**Stated goal:**
Reproduce nothing but the lines from the start of the material through the line that includes "4.23, 4.07, 3.88, 3.65, 3.36, 2.98, 2.52, 2.02, 1.48, 0.88, 0]", both ends included, and omit every picture.

**Collected material:**

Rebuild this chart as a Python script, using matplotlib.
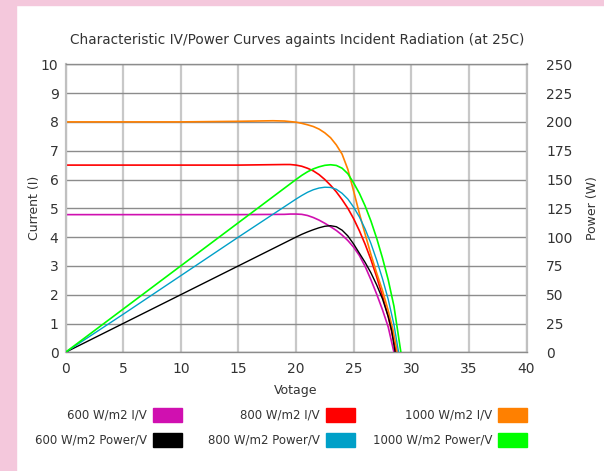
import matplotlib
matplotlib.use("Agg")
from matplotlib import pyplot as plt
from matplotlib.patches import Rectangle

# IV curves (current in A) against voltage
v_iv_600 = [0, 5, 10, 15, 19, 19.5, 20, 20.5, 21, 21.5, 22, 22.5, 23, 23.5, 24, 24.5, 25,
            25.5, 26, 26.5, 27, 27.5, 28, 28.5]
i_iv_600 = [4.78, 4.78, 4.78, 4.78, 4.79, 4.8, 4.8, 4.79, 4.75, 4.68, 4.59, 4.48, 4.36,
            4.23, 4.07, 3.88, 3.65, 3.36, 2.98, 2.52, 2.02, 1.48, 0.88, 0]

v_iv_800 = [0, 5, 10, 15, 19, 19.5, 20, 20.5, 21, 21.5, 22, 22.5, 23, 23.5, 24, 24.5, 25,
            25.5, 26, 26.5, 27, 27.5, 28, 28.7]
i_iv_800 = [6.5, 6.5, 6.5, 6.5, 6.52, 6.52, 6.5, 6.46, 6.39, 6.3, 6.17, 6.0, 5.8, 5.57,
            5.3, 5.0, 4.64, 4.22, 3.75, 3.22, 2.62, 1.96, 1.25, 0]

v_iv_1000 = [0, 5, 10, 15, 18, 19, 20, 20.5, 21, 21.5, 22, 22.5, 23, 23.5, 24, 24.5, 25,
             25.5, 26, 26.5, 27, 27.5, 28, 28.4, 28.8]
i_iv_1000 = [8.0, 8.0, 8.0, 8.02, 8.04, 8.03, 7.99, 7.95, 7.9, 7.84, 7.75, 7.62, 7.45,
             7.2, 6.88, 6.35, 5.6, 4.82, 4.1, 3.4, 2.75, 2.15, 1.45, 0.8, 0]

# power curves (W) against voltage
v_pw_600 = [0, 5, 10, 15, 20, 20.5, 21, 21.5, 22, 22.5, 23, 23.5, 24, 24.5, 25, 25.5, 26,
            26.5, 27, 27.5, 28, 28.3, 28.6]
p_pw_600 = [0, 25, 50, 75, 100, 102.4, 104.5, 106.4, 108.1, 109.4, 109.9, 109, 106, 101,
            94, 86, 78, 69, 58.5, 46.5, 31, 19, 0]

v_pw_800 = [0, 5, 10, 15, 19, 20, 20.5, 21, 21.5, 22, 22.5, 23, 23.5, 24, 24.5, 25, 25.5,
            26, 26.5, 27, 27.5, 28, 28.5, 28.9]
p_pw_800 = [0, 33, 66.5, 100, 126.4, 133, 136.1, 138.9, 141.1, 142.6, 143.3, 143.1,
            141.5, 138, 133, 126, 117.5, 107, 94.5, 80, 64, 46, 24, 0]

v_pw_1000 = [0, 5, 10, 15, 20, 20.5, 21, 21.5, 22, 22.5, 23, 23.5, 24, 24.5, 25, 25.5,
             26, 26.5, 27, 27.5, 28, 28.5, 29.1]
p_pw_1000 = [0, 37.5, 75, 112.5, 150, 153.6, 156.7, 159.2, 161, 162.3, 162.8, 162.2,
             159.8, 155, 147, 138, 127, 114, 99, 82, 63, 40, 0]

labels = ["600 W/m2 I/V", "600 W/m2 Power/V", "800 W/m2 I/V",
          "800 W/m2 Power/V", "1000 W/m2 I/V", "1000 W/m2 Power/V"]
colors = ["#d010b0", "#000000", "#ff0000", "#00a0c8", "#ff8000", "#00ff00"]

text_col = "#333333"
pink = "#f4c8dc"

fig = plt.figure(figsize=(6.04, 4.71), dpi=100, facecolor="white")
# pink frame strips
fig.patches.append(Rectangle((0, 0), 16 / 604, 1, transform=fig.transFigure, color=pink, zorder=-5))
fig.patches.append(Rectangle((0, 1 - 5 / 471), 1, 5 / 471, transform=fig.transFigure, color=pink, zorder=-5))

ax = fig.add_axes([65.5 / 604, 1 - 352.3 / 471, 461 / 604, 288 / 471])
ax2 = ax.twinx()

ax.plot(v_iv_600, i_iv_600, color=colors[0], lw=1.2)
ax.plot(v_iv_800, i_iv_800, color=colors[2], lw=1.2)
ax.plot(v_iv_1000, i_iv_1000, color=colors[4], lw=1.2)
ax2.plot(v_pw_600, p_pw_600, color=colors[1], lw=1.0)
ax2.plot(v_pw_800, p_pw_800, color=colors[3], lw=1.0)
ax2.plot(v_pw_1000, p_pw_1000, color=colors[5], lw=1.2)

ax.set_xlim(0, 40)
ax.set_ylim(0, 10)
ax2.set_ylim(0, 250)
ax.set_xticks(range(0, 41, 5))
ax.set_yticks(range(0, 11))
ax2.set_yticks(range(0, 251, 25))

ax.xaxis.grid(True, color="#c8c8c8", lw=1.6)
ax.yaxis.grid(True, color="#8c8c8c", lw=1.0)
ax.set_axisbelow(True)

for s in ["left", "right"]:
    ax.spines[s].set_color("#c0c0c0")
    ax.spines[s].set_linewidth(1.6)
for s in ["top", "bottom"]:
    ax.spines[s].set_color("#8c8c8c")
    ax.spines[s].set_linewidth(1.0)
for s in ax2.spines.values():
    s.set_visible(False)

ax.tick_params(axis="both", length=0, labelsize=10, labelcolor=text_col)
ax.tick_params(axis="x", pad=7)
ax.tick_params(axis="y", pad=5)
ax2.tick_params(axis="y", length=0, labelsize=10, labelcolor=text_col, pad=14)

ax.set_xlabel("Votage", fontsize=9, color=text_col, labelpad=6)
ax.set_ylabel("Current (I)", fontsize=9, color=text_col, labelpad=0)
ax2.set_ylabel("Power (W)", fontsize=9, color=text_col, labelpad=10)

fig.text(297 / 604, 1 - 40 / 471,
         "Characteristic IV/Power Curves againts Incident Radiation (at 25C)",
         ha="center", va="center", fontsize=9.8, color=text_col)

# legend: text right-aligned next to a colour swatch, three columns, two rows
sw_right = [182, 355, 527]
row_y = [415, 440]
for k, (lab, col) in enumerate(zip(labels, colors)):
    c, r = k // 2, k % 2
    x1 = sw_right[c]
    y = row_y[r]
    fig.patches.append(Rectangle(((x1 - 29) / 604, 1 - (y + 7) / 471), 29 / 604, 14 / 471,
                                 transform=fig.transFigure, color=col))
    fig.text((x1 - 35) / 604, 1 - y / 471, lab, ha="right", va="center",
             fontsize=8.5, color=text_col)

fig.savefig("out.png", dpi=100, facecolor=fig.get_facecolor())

**Answer to this exercise:**
Rebuild this chart as a Python script, using matplotlib.
import matplotlib
matplotlib.use("Agg")
from matplotlib import pyplot as plt
from matplotlib.patches import Rectangle

# IV curves (current in A) against voltage
v_iv_600 = [0, 5, 10, 15, 19, 19.5, 20, 20.5, 21, 21.5, 22, 22.5, 23, 23.5, 24, 24.5, 25,
            25.5, 26, 26.5, 27, 27.5, 28, 28.5]
i_iv_600 = [4.78, 4.78, 4.78, 4.78, 4.79, 4.8, 4.8, 4.79, 4.75, 4.68, 4.59, 4.48, 4.36,
            4.23, 4.07, 3.88, 3.65, 3.36, 2.98, 2.52, 2.02, 1.48, 0.88, 0]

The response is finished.